Ele ainda se posicionou contrariamente à concessão do terreno do parque à iniciativa privada, pois considera que a construção e a manutenção do bulevar poderiam ser realizadas pelo poder público.
Diversos participantes da reunião criticaram a proposta do deputado federal. André Azevedo avaliou que a construção de mais pistas rodoviárias não melhoraria a mobilidade na região. “Quanto mais adensarmos a ocupação, pior vai ficar a situação; a água que nasce na Estação do Cercadinho vai acabar, se impermeabilizarmos o solo”, declarou.
Para Claudia Pires, arquiteta e assessora do Parque Linear, a ideia do bulevar deve ser completamente rechaçada. “Estamos propondo que a Assembleia faça chegar ao governo federal uma mensagem diferente da desse projeto que foi apresentado por Newton Cardoso Jr. Quero ver esforços desta Casa para cancelar o leilão”, cobrou.

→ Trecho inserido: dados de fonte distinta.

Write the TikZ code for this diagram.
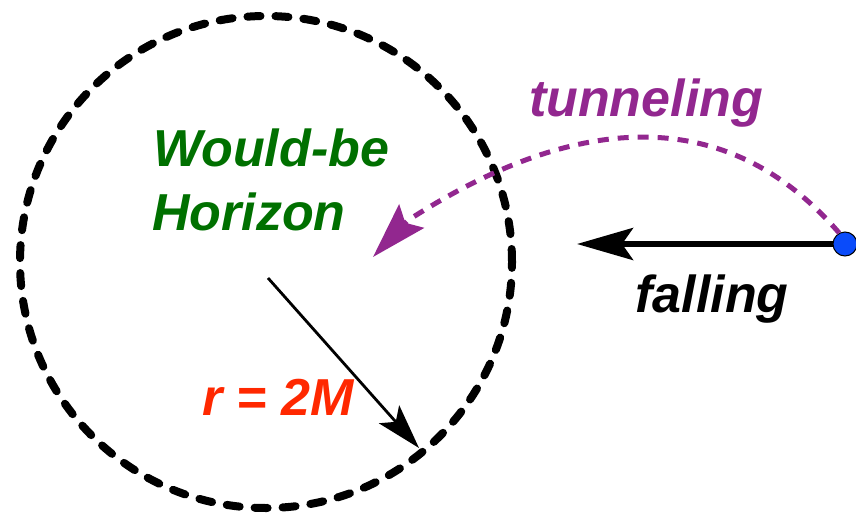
\documentclass[tikz,border=0pt]{standalone}
\usepackage{fontspec}
\setmainfont{Liberation Sans}
\usetikzlibrary{arrows.meta}
\definecolor{tunnelpurple}{RGB}{146,39,143}
\definecolor{horizongreen}{RGB}{0,112,0}
\definecolor{radiusred}{RGB}{255,40,0}
\definecolor{particleblue}{RGB}{10,75,250}
\begin{document}
\begin{tikzpicture}[
    x=1pt,y=-1pt,
    lbl/.style={font=\fontsize{52}{63}\selectfont\bfseries\itshape,inner sep=0pt,anchor=base},
    horizon/.style={circle,draw=black,line width=8pt,line cap=round,dash pattern=on 13pt off 15pt,minimum size=492pt,inner sep=0pt},
    fall/.style={draw=black,line width=6pt,-{Stealth[length=56pt,width=32pt,inset=11pt]}},
    tunnel/.style={draw=tunnelpurple,line width=5pt,dash pattern=on 11pt off 9pt,-{Stealth[length=56pt,width=34pt,inset=9pt]}},
    rad/.style={draw=black,line width=2.8pt,-{Stealth[length=45pt,width=27pt,inset=10pt]}},
    particle/.style={circle,draw=black,fill=particleblue,line width=1pt,minimum size=24pt,inner sep=0pt}
]
    \useasboundingbox (0,0) rectangle (856,513);

    \node[horizon] (bh) at (266,262) {};
    \node[particle] (p) at (845,244) {};

    \coordinate (r0) at (268,278);
    \coordinate (r1) at (419,448);
    \coordinate (fallend) at (577,244);
    \coordinate (tunmid) at (407,221);
    \coordinate (tunend) at (373,257);

    \draw[rad] (r0) -- (r1);
    \draw[fall] (p) -- (fallend);
    \draw[tunnel] (p.118) .. controls (714,88) and (552,127) .. (tunmid) -- (tunend);

    \node[lbl,anchor=base west,text=horizongreen] (wouldbe) at (153,167) {Would-be};
    \node[lbl,anchor=base west,text=horizongreen] (horizonlbl) at (152,230) {Horizon};
    \node[lbl,text=tunnelpurple] (tunnellbl) at (646,117) {tunneling};
    \node[lbl,text=black] (falllbl) at (712,312) {falling};
    \node[lbl,text=radiusred] (radlbl) at (278,415) {r = 2M};
\end{tikzpicture}
\end{document}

Leis protegem área do parque
Na avaliação do deputado João Leite (PSDB), mesmo que o terreno seja vendido pela União, a legislação conta com fortes instrumentos de proteção para aquela área. Ele citou as Leis estaduais 15.979, de 2006, que criou a Estação Ecológica do Cercadinho, e 23.230, de 2019, que reconhece como de relevante interesse cultural do Estado as linhas e os ramais ferroviários existentes em Minas Gerais.
Também lembrou da Lei federal 9.985, de 2000, que institui o Sistema Nacional de Unidades de Conservação da Natureza e, em seu artigo 41, cria as reservas da biosfera. “O que são a Serra do Curral e a Estação do Cercadinho senão reservas da biosfera, reconhecidas pela Unesco?”, completou.
Já o deputado Mauro Tramonte mostrou-se preocupado com a possibilidade de o leilão ocorrer e, uma vez vendidas, as áreas se tornarem terrenos para especulação imobiliária. Ele citou proposta de emenda à Constituição (PEC) de sua autoria que trata do tombamento, para fins de conservação, da Serra do Curral. Ele ainda lamentou a ausência de representantes do governo federal na reunião.
O deputado Gustavo Mitre (PSC) defendeu o projeto de criação do parque linear. Segundo ele, é possível viabilizá-lo contemplando os interesses ambiental e social. Por isso, rechaçou a ideia de leiloar a área.